Há de se destacar o que está escondido nas entrelinhas, além da frieza dos números: mesmo com a derrota para a presidência, o partido Front National conseguiu um resultado acima do que era esperado há tempos atrás, superando partidos tradicionais como os socialistas e republicanos. Desse modo, é possível dizer que a Frente Nacional perdeu o jogo, mas não o campeonato, tendo-se em vista que a política é feita muito além de um cargo presidencial. Os bastidores e os detalhes farão a diferença para o que virá. Portanto, é preciso analisar não só o executivo, mas também o legislativo e os movimentos sociais em geral. Em uma análise à distância, creio que Macron encontrará uma forte resistência, pois seu posicionamento de centro pode tanto servir de união (como o mesmo disse em sua campanha) quanto motivo de resistência dos que estão à direita e à esquerda, casos seus interesses não sejam atendidos. Assim sendo, será difícil agradar gregos e troianos no jogo político francês, mas acho que o governo de Macron poderá fazer essa ponte. Para isso, o mesmo terá que dar respostas rápidas e ter escolhas coerentes para o desenvolvimento do país.

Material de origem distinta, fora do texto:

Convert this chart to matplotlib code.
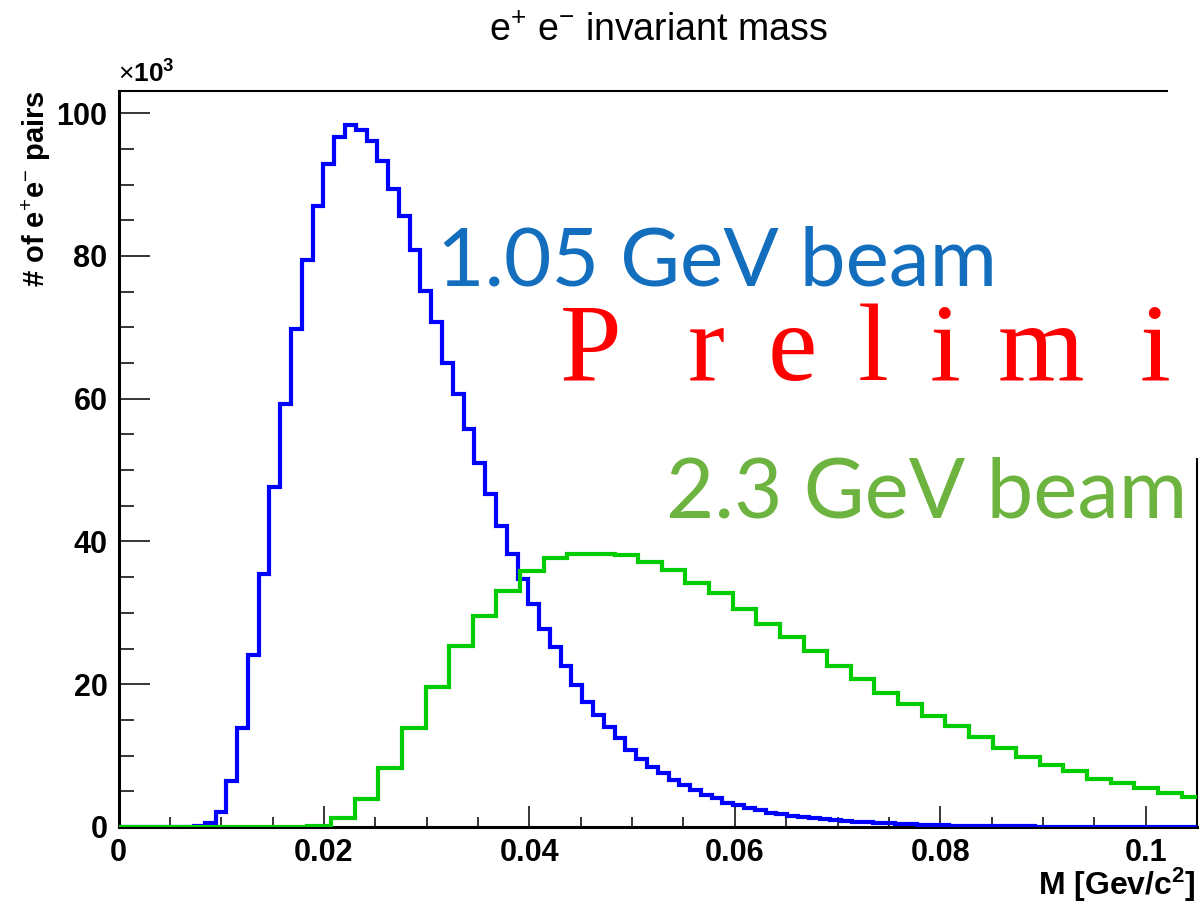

Os franceses possuem uma característica social forte, com um grande teor humanístico. Tal característica é fácil de notar nos grandes pensadores franceses ao longo da história, diferentemente dos ingleses e estadunidenses que tendem a agir por impulso influenciados predominantemente pela economia, motivo pelo qual digo que surpresa seria uma vitória de Marine Le Pen. Porém, as sociedades estão em constante movimentação de modo que me atrevo a dizer que mesmo com a derrota a extrema-direita francesa sai dessa eleição mais fortalecida do que a eleição anterior, o que demonstra crescimento e participação para os anos que virão. Tudo dependerá das políticas adotadas desde já, internamente e externamente, e suas consequências tanto no cenário local quanto internacional.